What you need to do:
Keep only the lines from the top of the listing through the one with "const categories = ['Controls', 'No", and reproduce them unaltered.

Dataset section:

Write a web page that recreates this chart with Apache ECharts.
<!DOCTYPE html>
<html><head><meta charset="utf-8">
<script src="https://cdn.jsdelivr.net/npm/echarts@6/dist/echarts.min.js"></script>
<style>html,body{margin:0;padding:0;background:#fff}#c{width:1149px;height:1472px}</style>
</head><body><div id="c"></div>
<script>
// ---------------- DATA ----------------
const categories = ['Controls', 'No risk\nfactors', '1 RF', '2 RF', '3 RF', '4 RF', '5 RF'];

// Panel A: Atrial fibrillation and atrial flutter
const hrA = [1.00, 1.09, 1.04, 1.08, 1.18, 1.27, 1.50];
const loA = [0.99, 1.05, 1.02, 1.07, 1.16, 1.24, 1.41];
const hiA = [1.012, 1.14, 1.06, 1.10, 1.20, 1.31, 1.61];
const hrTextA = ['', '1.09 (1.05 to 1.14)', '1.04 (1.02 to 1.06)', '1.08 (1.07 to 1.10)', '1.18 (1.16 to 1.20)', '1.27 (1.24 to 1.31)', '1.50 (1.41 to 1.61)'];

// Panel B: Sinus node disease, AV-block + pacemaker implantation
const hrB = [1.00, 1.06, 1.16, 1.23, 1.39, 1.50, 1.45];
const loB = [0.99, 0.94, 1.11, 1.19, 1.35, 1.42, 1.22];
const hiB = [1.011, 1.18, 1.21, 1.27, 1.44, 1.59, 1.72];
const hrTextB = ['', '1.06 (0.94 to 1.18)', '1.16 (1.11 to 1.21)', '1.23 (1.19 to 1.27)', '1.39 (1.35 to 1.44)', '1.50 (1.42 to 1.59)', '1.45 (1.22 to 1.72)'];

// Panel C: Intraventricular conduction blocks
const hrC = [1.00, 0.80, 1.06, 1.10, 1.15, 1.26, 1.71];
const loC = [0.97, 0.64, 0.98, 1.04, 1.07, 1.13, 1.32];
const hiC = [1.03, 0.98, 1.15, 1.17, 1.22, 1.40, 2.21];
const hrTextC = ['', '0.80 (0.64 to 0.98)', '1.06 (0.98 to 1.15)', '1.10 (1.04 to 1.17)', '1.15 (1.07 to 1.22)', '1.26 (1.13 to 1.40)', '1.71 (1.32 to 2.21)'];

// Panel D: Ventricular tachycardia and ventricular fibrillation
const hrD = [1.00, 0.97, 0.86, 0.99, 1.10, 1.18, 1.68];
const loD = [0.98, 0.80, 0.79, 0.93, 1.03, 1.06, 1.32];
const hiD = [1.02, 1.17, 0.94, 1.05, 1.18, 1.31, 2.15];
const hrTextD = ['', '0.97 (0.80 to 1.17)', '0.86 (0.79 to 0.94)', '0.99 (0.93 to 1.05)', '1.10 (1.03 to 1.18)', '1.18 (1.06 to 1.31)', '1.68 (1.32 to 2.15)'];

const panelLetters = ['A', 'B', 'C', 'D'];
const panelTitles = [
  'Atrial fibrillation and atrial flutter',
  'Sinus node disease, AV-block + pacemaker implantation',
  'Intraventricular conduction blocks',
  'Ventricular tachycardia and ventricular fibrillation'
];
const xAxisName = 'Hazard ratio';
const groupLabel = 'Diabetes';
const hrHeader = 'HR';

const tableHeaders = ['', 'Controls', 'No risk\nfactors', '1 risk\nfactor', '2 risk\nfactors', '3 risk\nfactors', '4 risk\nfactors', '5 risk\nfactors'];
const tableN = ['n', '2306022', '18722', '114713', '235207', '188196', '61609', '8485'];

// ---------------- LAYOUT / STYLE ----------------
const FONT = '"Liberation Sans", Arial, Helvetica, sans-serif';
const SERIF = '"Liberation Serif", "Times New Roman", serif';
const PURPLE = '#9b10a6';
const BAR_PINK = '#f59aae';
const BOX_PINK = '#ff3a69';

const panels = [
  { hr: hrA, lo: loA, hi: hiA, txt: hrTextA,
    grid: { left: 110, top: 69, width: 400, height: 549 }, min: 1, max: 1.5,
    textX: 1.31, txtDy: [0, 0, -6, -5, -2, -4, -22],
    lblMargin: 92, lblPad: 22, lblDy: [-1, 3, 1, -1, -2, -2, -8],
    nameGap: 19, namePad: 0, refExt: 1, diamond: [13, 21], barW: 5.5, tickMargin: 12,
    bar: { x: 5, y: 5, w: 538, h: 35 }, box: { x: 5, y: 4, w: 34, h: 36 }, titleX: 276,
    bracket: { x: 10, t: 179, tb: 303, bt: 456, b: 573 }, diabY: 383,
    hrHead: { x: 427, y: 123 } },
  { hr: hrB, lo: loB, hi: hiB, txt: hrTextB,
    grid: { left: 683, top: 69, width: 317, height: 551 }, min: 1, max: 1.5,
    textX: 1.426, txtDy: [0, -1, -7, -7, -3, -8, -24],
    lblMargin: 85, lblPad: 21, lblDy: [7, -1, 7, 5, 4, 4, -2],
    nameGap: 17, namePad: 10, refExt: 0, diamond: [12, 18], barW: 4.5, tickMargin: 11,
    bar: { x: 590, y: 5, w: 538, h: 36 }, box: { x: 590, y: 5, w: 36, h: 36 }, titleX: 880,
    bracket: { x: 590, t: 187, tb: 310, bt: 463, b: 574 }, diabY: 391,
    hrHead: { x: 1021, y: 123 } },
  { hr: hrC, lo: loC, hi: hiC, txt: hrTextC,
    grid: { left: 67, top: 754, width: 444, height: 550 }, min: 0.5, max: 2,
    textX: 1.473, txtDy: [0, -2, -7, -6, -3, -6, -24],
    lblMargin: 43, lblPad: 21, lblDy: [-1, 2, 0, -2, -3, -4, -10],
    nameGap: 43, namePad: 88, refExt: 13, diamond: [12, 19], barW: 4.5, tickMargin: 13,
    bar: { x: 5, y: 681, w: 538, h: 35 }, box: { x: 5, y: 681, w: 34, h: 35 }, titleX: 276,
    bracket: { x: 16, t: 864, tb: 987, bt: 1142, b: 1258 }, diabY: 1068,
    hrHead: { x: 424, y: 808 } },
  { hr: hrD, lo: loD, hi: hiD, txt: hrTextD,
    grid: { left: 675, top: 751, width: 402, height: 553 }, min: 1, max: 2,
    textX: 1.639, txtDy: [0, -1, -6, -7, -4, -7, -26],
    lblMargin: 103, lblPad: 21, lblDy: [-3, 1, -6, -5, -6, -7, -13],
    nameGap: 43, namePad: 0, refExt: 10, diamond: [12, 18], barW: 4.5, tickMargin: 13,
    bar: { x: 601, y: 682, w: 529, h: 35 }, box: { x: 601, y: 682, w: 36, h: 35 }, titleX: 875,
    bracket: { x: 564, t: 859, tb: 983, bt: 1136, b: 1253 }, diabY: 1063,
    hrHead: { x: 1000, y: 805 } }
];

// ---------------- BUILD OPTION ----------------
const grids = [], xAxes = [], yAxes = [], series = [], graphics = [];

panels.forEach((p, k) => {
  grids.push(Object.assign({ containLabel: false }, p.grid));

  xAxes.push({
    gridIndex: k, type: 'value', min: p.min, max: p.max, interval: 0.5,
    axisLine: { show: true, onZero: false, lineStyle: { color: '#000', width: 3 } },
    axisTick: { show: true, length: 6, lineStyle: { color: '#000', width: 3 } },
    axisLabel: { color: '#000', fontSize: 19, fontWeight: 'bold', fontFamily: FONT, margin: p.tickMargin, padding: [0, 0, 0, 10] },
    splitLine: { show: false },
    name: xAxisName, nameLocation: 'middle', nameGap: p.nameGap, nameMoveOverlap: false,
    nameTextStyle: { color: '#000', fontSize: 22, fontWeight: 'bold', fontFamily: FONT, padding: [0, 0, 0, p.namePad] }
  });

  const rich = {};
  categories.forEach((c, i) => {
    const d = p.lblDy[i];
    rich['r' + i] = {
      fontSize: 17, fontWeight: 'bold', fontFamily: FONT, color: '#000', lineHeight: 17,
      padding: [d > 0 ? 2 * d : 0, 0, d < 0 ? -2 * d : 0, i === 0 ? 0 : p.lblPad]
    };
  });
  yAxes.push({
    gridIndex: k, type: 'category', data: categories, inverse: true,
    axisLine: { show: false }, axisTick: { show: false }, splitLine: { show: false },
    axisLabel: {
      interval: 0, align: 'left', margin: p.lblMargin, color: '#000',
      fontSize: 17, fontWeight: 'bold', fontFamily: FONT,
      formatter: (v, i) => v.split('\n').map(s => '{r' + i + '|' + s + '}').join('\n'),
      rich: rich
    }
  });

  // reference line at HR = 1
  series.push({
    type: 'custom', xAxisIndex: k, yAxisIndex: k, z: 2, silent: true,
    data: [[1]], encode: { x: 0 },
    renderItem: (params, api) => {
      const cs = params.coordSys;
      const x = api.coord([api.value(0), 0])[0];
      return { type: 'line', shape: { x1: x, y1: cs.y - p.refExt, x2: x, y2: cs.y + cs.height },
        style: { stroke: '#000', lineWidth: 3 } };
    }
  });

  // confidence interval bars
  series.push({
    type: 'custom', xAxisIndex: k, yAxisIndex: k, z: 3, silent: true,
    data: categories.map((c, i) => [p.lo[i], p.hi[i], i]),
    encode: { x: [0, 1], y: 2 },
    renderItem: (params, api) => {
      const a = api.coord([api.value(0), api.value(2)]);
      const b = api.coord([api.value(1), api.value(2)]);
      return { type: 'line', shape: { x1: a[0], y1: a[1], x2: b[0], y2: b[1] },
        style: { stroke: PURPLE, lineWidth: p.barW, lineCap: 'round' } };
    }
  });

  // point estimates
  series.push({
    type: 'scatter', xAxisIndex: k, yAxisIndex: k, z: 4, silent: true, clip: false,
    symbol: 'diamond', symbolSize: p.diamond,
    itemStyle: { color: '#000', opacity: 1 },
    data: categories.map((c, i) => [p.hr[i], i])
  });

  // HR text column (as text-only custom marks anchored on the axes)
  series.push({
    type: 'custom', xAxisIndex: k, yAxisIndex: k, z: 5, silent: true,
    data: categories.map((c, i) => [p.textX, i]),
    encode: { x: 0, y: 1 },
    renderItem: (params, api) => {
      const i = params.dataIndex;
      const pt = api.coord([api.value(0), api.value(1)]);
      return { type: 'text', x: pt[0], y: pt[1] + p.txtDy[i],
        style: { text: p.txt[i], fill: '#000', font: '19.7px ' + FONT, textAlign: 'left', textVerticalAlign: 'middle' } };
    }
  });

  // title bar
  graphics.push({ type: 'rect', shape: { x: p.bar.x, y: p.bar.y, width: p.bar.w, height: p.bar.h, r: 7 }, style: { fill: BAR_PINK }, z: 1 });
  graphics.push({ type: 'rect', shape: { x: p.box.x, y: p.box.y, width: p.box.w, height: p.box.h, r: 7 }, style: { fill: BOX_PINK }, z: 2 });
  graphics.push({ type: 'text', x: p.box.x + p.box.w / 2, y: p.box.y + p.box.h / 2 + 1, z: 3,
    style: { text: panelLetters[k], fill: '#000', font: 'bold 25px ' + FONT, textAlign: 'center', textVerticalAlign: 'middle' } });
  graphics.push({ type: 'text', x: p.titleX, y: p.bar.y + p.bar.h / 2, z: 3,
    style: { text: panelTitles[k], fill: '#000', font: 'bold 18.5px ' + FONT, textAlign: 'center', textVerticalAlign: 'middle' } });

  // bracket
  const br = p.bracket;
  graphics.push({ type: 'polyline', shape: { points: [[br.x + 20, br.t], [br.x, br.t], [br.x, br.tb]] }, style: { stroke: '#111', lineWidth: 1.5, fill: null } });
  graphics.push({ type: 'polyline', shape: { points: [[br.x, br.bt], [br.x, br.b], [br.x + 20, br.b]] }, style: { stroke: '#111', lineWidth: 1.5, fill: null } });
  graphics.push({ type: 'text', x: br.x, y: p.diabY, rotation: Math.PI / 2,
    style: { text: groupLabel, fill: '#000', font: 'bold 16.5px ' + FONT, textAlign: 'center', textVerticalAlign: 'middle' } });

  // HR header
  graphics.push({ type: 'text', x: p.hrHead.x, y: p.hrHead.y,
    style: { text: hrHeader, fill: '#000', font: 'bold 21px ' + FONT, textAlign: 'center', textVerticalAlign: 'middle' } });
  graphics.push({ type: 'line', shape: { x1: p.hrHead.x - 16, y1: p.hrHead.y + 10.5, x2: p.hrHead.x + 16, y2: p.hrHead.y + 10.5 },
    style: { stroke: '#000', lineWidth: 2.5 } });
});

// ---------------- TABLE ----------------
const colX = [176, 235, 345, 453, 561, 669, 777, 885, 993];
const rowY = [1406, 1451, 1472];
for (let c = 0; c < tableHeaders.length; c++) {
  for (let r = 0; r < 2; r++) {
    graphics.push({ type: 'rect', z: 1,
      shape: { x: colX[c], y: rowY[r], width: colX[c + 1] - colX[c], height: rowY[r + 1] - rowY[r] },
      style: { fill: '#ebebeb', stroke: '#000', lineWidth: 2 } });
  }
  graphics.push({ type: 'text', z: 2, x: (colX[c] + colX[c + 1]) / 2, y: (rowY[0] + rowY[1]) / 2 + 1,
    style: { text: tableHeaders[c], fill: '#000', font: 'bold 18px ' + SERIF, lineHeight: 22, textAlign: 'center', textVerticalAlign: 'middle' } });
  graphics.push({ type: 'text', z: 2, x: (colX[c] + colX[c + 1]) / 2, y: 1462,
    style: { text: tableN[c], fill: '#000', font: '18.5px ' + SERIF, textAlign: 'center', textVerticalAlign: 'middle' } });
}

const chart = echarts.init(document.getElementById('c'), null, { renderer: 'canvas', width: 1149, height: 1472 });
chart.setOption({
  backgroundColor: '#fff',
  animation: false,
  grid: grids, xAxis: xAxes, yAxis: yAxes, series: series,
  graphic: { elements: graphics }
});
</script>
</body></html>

Exercise solution:
Write a web page that recreates this chart with Apache ECharts.
<!DOCTYPE html>
<html><head><meta charset="utf-8">
<script src="https://cdn.jsdelivr.net/npm/echarts@6/dist/echarts.min.js"></script>
<style>html,body{margin:0;padding:0;background:#fff}#c{width:1149px;height:1472px}</style>
</head><body><div id="c"></div>
<script>
// ---------------- DATA ----------------
const categories = ['Controls', 'No risk\nfactors', '1 RF', '2 RF', '3 RF', '4 RF', '5 RF'];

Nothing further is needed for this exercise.